The Princeton Tigertones performed its rendition of “Kiss the Girl” from The Little Mermaid , during which the group would invite a female member from the audience and “playfully dance with her for a bit,” according to Inside Higher Ed. As the song reaches its end, the group would select a man from the audience, bring the two people together and then, as the song suggests, the Tigerstones would ask the man and the woman to kiss.
“The couple will comply, sometimes on with a peck on the cheek, sometimes briefly on the lips,” reported Inside Hugher Ed.
The group’s performance is harmless and fun, however, sophomore Noa Wollstein and other modern feminists disagreed.
Wollstein wrote an opinion article for the Daily Princetonian, claiming that the song “is more misogynistic and dismissive of consent than cute,” asking the a cappella group to stop singing the song altogether.
“Its lyrics raise some serious issues. The premise of the song, originally sung in the Disney film The Little Mermaid, is that the male Prince Eric, on a date with the beautiful female Ariel, should kiss her without asking for a single word to affirm her consent. Despite the fact that an evil sea-witch cursed Ariel’s voice away, making verbal consent impossible, the song is clearly problematic from the get-go,” Wollstein wrote.
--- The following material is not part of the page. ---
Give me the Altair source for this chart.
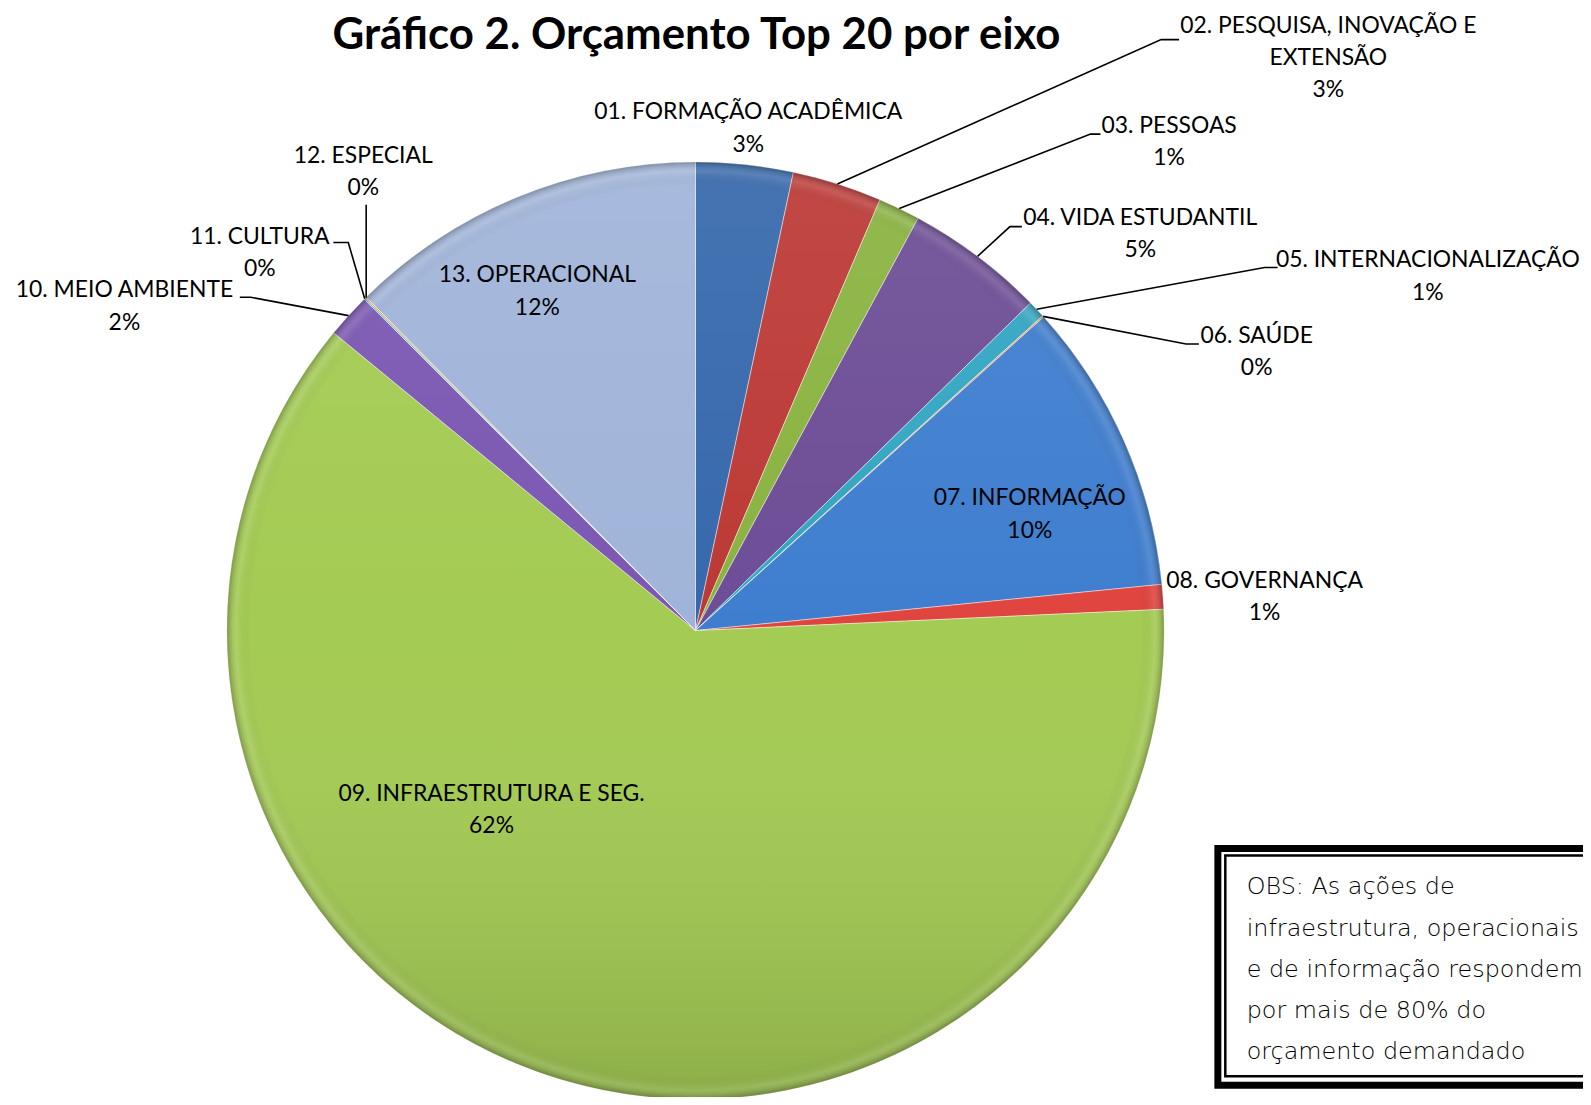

Without the magic and the mermaids, the “message comes across as even more jarring,” according to Wollstein.
She says that the lyrics: “It’s possible she wants you too/There’s one way to ask her/It don’t take a word, not a single word/Go on and kiss the girl, kiss the girl” and “she won’t say a word/Until you kiss that girl,” are problematic, insisting that they “unambiguously encourage men to make physical advances on women without obtaining their clear consent.”
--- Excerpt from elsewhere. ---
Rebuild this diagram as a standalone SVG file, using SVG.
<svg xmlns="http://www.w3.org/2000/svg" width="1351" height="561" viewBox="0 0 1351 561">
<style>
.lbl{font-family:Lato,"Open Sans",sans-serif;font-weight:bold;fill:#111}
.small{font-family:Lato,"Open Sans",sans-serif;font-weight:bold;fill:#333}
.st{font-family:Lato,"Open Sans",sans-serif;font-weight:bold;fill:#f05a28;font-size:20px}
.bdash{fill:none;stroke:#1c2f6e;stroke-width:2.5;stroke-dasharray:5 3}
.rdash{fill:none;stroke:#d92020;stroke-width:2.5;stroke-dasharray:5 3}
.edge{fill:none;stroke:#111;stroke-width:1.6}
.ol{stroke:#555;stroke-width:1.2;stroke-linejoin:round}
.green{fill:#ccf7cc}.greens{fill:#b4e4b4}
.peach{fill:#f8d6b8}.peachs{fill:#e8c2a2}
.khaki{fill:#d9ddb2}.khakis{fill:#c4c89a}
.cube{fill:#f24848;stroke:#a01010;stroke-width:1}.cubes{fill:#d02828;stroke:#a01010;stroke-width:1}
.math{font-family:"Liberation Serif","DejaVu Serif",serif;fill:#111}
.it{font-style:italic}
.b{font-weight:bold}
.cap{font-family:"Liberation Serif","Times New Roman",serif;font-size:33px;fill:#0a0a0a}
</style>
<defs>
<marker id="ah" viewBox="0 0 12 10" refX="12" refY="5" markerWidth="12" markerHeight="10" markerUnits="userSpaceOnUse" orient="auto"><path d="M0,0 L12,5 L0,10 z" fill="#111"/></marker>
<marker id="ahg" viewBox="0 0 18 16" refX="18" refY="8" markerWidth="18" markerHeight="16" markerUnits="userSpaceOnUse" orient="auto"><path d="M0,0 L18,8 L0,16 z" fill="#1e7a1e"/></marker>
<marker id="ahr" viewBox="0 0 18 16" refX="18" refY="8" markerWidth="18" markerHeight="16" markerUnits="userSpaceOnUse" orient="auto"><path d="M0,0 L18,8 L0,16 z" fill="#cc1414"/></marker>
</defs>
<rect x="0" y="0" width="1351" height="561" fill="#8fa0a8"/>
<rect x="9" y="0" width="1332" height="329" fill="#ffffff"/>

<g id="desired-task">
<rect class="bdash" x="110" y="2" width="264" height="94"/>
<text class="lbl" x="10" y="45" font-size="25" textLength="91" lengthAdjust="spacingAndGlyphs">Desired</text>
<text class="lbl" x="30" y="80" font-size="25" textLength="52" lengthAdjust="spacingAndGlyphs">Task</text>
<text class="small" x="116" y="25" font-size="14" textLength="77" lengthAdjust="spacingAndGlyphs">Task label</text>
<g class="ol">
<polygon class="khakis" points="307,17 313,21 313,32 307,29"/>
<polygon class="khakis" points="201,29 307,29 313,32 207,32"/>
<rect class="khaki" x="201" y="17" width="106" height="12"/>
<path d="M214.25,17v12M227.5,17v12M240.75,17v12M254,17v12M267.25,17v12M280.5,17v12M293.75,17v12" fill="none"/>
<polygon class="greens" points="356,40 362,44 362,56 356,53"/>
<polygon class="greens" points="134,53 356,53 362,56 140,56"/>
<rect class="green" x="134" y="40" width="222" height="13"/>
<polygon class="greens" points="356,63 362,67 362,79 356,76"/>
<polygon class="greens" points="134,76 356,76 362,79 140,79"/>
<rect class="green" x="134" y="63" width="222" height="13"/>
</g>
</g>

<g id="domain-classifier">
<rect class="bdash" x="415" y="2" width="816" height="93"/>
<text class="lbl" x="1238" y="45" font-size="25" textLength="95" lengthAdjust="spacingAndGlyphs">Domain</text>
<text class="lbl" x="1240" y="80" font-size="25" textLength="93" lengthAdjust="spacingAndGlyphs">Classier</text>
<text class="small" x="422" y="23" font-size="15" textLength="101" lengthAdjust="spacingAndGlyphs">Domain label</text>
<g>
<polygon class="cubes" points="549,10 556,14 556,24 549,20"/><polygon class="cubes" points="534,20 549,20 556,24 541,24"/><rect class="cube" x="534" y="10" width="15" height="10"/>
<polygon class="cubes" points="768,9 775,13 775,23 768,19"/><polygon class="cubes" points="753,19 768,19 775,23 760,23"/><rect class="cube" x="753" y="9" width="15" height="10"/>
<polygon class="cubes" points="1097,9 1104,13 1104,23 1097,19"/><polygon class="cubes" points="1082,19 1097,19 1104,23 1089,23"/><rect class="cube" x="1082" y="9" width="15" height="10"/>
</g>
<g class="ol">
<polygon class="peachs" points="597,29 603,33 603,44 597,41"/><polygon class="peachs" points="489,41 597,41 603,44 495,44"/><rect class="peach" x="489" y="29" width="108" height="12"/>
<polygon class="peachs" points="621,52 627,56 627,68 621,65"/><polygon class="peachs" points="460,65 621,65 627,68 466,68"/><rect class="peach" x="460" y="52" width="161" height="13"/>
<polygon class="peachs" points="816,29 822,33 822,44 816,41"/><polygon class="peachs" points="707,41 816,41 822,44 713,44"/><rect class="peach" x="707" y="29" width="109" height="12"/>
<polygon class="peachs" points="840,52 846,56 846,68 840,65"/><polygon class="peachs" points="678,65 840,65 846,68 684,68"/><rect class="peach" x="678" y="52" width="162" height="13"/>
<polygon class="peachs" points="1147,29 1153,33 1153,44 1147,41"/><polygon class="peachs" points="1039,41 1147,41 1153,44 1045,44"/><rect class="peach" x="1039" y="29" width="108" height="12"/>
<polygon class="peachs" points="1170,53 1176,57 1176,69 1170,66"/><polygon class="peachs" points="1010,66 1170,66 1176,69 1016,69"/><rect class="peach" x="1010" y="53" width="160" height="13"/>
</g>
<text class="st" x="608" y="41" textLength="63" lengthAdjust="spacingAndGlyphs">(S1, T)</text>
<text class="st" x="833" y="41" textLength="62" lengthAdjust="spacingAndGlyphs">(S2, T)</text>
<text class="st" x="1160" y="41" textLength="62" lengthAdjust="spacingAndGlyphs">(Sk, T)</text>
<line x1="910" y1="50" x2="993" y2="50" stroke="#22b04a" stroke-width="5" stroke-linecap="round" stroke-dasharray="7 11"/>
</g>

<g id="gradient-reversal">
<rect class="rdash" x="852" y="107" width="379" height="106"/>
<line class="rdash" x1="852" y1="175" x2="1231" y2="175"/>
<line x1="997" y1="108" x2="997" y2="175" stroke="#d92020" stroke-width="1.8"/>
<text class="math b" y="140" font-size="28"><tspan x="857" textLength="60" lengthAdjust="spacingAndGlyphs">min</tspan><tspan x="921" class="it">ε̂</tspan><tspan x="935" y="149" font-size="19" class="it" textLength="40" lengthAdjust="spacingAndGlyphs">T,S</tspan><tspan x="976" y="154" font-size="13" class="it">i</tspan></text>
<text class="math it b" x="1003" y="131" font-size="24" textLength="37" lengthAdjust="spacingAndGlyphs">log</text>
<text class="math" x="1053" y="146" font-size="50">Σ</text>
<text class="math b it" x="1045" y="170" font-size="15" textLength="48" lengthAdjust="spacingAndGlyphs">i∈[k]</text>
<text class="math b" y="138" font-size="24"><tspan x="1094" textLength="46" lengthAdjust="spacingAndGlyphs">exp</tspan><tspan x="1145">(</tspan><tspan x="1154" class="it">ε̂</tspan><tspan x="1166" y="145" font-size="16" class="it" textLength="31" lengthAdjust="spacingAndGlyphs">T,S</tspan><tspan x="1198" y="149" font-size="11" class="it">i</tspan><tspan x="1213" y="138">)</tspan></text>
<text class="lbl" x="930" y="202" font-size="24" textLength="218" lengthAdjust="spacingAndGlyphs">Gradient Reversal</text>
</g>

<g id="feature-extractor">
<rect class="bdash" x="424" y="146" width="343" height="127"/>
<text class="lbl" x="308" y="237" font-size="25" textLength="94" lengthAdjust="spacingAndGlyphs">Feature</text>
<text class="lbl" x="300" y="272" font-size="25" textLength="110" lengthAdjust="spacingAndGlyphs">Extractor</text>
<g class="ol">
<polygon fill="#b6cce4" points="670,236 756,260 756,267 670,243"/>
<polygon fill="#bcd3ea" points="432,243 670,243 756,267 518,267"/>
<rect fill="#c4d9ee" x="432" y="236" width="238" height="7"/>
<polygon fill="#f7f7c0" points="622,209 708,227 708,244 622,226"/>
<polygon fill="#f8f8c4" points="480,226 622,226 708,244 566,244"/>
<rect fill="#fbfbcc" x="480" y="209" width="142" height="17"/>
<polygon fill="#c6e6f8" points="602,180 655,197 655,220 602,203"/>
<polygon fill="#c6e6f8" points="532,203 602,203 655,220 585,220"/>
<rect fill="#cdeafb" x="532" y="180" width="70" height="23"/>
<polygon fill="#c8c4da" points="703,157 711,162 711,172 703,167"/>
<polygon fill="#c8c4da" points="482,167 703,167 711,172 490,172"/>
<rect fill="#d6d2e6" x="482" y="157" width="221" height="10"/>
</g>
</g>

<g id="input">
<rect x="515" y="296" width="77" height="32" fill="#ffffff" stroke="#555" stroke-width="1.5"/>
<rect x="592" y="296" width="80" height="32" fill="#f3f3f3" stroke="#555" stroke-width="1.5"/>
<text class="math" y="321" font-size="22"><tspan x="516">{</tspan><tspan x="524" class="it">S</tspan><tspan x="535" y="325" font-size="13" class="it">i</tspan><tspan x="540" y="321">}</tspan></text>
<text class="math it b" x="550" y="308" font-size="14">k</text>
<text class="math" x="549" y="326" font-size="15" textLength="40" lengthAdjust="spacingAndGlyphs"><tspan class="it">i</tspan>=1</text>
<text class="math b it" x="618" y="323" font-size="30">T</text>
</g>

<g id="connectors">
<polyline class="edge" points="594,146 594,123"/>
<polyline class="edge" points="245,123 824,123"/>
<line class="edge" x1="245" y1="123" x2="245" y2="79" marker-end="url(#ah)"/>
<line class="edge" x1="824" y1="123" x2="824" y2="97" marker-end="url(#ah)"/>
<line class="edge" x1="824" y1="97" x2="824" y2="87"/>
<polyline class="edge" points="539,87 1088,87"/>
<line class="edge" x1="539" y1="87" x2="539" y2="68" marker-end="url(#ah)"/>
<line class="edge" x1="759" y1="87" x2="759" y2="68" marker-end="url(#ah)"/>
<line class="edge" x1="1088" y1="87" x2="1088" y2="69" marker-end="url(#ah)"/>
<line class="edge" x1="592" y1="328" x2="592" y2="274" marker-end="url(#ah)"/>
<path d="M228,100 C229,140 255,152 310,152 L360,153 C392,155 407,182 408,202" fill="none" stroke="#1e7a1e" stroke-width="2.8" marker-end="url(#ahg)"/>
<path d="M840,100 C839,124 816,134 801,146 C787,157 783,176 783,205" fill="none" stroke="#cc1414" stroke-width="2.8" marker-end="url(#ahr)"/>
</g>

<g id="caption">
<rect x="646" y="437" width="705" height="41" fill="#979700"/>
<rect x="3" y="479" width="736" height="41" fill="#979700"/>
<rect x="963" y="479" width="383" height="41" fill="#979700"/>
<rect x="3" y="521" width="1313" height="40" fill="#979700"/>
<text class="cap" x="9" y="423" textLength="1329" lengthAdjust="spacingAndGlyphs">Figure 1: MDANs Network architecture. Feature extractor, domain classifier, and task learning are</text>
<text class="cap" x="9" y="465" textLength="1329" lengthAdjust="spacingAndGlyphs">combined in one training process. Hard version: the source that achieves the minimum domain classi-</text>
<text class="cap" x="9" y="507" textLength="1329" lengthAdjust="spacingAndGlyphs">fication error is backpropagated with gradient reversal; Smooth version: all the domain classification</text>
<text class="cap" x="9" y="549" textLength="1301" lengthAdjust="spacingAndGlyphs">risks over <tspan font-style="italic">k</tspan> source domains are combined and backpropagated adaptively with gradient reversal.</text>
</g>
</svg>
Ever since California introduced “affirmative consent” law, students like Wollstein have been mixing up “clear consent” with “verbal consent.” According to the law, the students need to follow some unnatural and awkward steps if they don’t want to face unnecessary consequences. Non-verbal consent is regarded as valid as well but, the students who fail to prove verbal consent are usually punished.
Furthermore, Wollstein claimed that “Kiss the Girl,” “launches a heteronormative attack on women’s right to oppose the romantic and sexual liberties taken by men” while promoting “toxic masculinity.”
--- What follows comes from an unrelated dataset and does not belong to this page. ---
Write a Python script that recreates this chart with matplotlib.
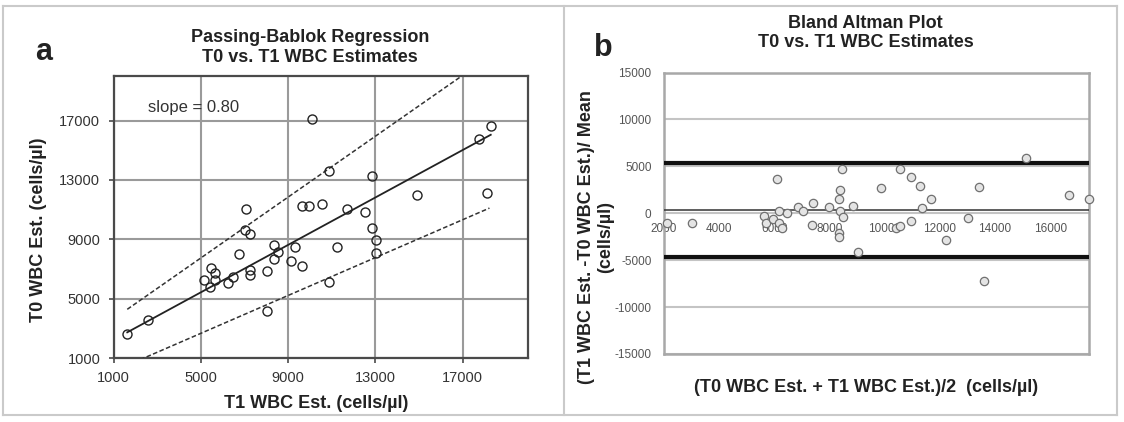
import matplotlib
matplotlib.use('Agg')
import matplotlib.pyplot as plt
from matplotlib.lines import Line2D

plt.rcParams['font.family'] = ['Liberation Sans', 'DejaVu Sans']

# ---------------- Panel a: Passing-Bablok ----------------
t1_est = [1630, 2570, 8020, 5150, 5470, 5650, 5650, 5420, 6260, 6460,
          6740, 7060, 7030, 7250, 7250, 7250, 8020, 8340, 8340, 8550,
          9320, 9130, 9620, 10110, 10890, 9620, 9960, 10570, 10890, 11230,
          11690, 12520, 12860, 12860, 13010, 13010, 14920, 17760, 18280, 18130]
t0_est = [2590, 3590, 4170, 6230, 7080, 6720, 6230, 5780, 6070, 6450,
          8020, 11030, 9620, 9360, 6900, 6560, 6850, 8640, 7680, 8170,
          8460, 7520, 7170, 17090, 13600, 11210, 11210, 11370, 6110, 8460,
          11030, 10850, 13270, 9760, 8960, 8090, 11970, 15730, 16620, 12150]
reg_x = [1630, 18280]
reg_y = [2730, 16040]
upper_x = [1630, 16950]
upper_y = [4280, 20000]
lower_x = [1630, 18220]
lower_y = [510, 11100]
slope_text = 'slope = 0.80'
a_ticks = [1000, 5000, 9000, 13000, 17000]

# ---------------- Panel b: Bland Altman ----------------
ba_mean = [2100, 3030, 6080, 5620, 5700, 5950, 6180, 6280, 6160, 6450,
           7350, 6860, 7040, 7410, 7990, 8370, 8490, 8340, 8340, 8370,
           8340, 8850, 8470, 9040, 9850, 10400, 10560, 10940, 10570, 10940,
           11270, 11670, 11350, 12240, 13020, 13420, 13590, 15110, 16700, 17420]
ba_diff = [-1000, -1010, 3690, -300, -1080, -580, -1070, -1600, 190, 0,
           -1260, 630, 270, 1060, 630, 230, -370, -2080, -2570, 2470,
           1510, 770, 4680, -4170, 2650, -1600, -1350, -800, 4710, 3890,
           2930, 1510, 590, -2860, -540, 2760, -7190, 5850, 1940, 1480]
bias = 320
loa_upper = 5330
loa_lower = -4690
b_xticks = [2000, 4000, 6000, 8000, 10000, 12000, 14000, 16000]
b_yticks = [-15000, -10000, -5000, 0, 5000, 10000, 15000]

W, H = 1124, 422
fig = plt.figure(figsize=(W / 100, H / 100), dpi=100)

def fx(px):
    return px / W

def fy(py):
    return 1 - py / H

# ---- panel a axes ----
axa = fig.add_axes([fx(113.5), fy(358), fx(528.3) - fx(113.5), fy(76) - fy(358)])
axa.set_xlim(1000, 20000)
axa.set_ylim(1000, 20000)
axa.set_xticks(a_ticks)
axa.set_yticks(a_ticks)
axa.grid(True, color='#9a9a9a', lw=1.5)
axa.set_axisbelow(True)
for s in axa.spines.values():
    s.set_color('#4a4a4a')
    s.set_linewidth(1.6)
axa.tick_params(direction='out', length=3.5, width=1.2, color='#4a4a4a',
                labelsize=10.5, labelcolor='#333333', pad=6)
axa.plot(reg_x, reg_y, color='#222222', lw=1.3, zorder=3)
axa.plot(upper_x, upper_y, color='#333333', lw=1.1, ls=(0, (3, 1.6)), zorder=3)
axa.plot(lower_x, lower_y, color='#333333', lw=1.1, ls=(0, (3, 1.6)), zorder=3)
axa.plot(t1_est, t0_est, 'o', ms=6.5, mfc='none', mec='#222222', mew=1.0, zorder=4)
axa.text(2580, 17890, slope_text, fontsize=12, color='#333333', va='center', ha='left')

fig.text(fx(310), fy(47.5), 'Passing-Bablok Regression\nT0 vs. T1 WBC Estimates',
         ha='center', va='center', fontsize=13, fontweight='bold', color='#222222',
         linespacing=1.2)
fig.text(fx(316), fy(403.5), 'T1 WBC Est. (cells/µl)', ha='center', va='center',
         fontsize=13, fontweight='bold', color='#222222')
fig.text(fx(38.4), fy(230), 'T0 WBC Est. (cells/µl)', ha='center', va='center',
         rotation=90, fontsize=13, fontweight='bold', color='#222222')
fig.text(fx(43.7), fy(51.7), 'a', ha='center', va='center', fontsize=22,
         fontweight='bold', color='#222222')

# ---- panel b axes ----
axb = fig.add_axes([fx(664), fy(354), fx(1089.3) - fx(664), fy(72.5) - fy(354)])
axb.set_xlim(2000, 17420)
axb.set_ylim(-15000, 15000)
axb.set_yticks(b_yticks)
axb.set_yticklabels([str(v) for v in b_yticks])
axb.set_xticks([])
axb.yaxis.grid(True, color='#c4c4c4', lw=1.5)
axb.set_axisbelow(True)
for s in axb.spines.values():
    s.set_color('#a8a8a8')
    s.set_linewidth(1.8)
axb.tick_params(axis='y', length=0, labelsize=8.5, labelcolor='#555555', pad=9)
axb.axhline(loa_upper, color='#111111', lw=3.0, zorder=3)
axb.axhline(loa_lower, color='#111111', lw=3.0, zorder=3)
axb.axhline(bias, color='#333333', lw=1.1, zorder=3)
axb.plot(ba_mean, ba_diff, 'o', ms=6, mfc='#e4e4e4', mec='#707070', mew=0.9,
         zorder=4, clip_on=False)

sec = axb.secondary_xaxis(0, transform=axb.transData)
sec.set_alignment('bottom')
sec.set_xticks(b_xticks)
sec.set_xticklabels([str(v) for v in b_xticks])
sec.tick_params(length=0, labelsize=8.5, labelcolor='#555555', pad=7)
for s in sec.spines.values():
    s.set_visible(False)

fig.text(fx(865.5), fy(33), 'Bland Altman Plot\nT0 vs. T1 WBC Estimates',
         ha='center', va='center', fontsize=13, fontweight='bold', color='#222222',
         linespacing=1.2)
fig.text(fx(866), fy(387.5), '(T0 WBC Est. + T1 WBC Est.)/2  (cells/µl)',
         ha='center', va='center', fontsize=13, fontweight='bold', color='#222222')
fig.text(fx(595.8), fy(236.7), '(T1 WBC Est. -T0 WBC Est.)/ Mean\n(cells/µl)',
         ha='center', va='center', rotation=90, fontsize=13, fontweight='bold',
         color='#222222', linespacing=1.15)
fig.text(fx(603), fy(48.5), 'b', ha='center', va='center', fontsize=22,
         fontweight='bold', color='#222222')

# ---- outer frame ----
frame_kw = dict(transform=fig.transFigure, color='#cacaca', lw=1.5)
fig.add_artist(Line2D([fx(3), fx(1117)], [fy(6), fy(6)], **frame_kw))
fig.add_artist(Line2D([fx(3), fx(1117)], [fy(415), fy(415)], **frame_kw))
fig.add_artist(Line2D([fx(3), fx(3)], [fy(6), fy(415)], **frame_kw))
fig.add_artist(Line2D([fx(1117), fx(1117)], [fy(6), fy(415)], **frame_kw))
fig.add_artist(Line2D([fx(564), fx(564)], [fy(6), fy(415)], **frame_kw))

fig.savefig('out.png', dpi=100)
Her claims are a far cry from what’s actually happening in the well-known Disney film. Ariel is the one who wants Eric to kiss her as she made a deal with Ursula to get him to do so, not the other way around. What’s more, no man has decided to approach a girl and kiss her because he heard the song when he was a child.
Wollstein also didn’t like that Tigertones invited people to kiss on stage. According to her, volunteers “are often pressured to join the singers by their friends’ cheers and the unrelenting appeals of a Tone,” adding that “unwilling girls being subjected to their first kisses.”
Despite the absurdity of her complaints, the a cappella group obliged.
“Our group is always striving to impart joy and positivity through our music, and we take very seriously any indication that we fall short of this goal. For that reason, we want to make sure that all audience members feel encouraged to reach out to the group and initiate a dialogue if they ever feel that any aspect of our show is upsetting or offensive. Our repertoire, traditions, and group as a whole are constantly evolving, and thus we value this opportunity to ensure a more comfortable performance environment moving forward,” said Wesley Brown, president of the Tigertones.